The script was one-sided but remember that the movie was made in the middle of World War II (1944), so its patriotic tone is understandable. Its point of course was to show that Wilson had been right about the need for America to stay involved in world affairs, and that after failing to do so following WWI we had to learn our lesson and not make the same mistake after WWII.
Although substantially accurate as far as it goes, the film does take some dramatic license, small and large. On the minor side, for instance, the name of the Senator Wilson refused to reappoint wasn't Jones (I think it was Smith). The prophetic final speech Wilson is shown delivering at Pueblo was actually delivered much earlier on his tour (in the Midwest, I believe in Omaha). Accents aside, Geraldine Fitzgerald didn't remotely resemble the second Mrs. Wilson in face or body shape, but since Edith was still very much alive in 1944 I assume Daryl Zanuck wanted to be complimentary. At 33, Vincent Price was way too young to play McAdoo, who was almost 51 when he married Wilson's daughter in 1914. And there were one or two imaginary characters in the film, notably the Princeton student Felton.

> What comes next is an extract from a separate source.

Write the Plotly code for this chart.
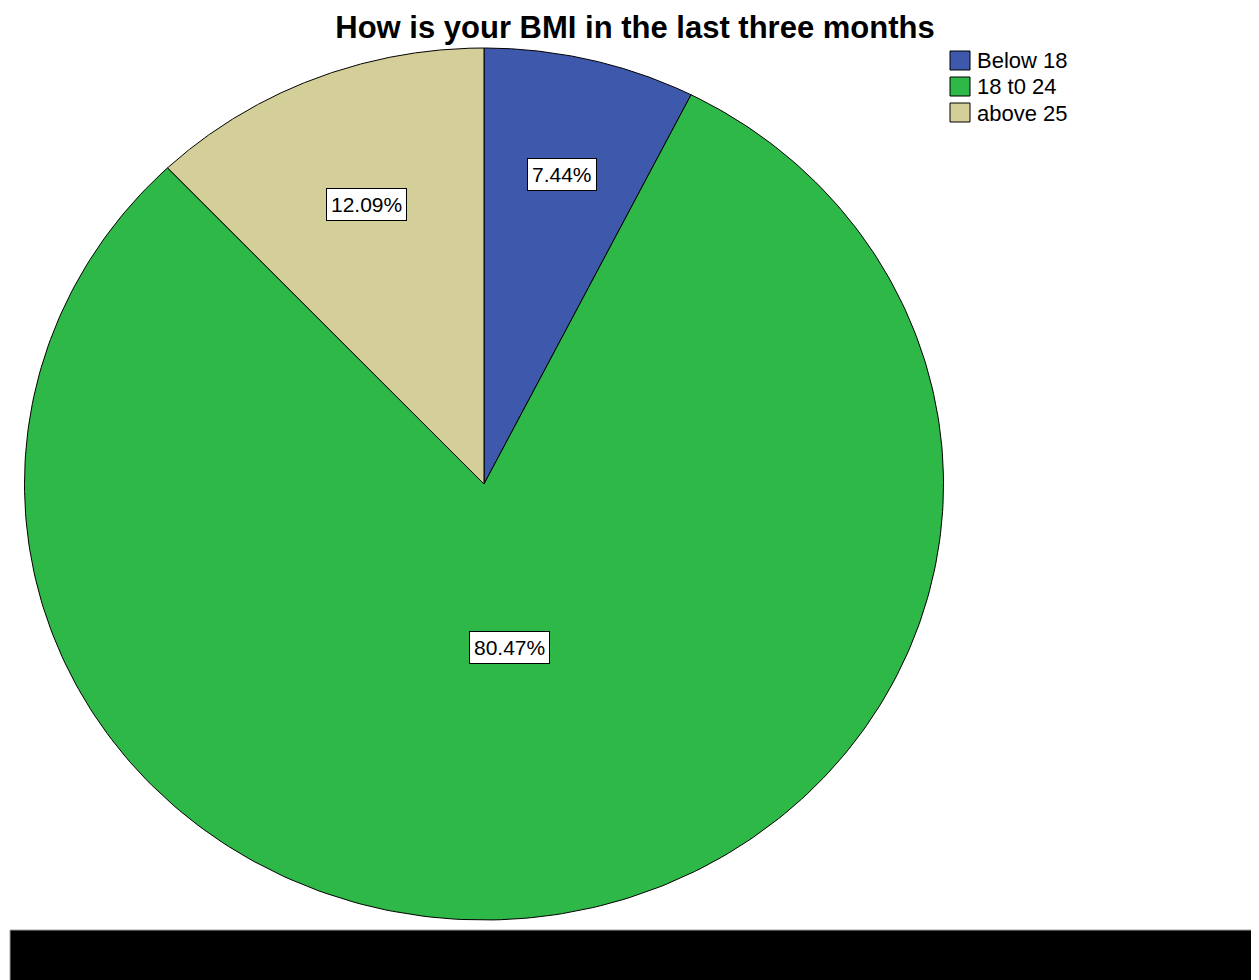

But in general I thought they did a good job of making most of the actors look like the characters they were playing, at least the more historic ones, and in remaining true to the essential historical facts. And while Wilson's defects were mostly overlooked or downplayed, as I wrote earlier such things tended to be omitted rather than falsified.
Also, you hit the nail on the head when you said, "for the average movie-goer and one not just fascinated by the subject matter, it does go on too long." That's one reason the movie was such a major flop in 1944. At well over $5,000,000 it was the most expensive film ever made up to that time, but at least you can see where the money went.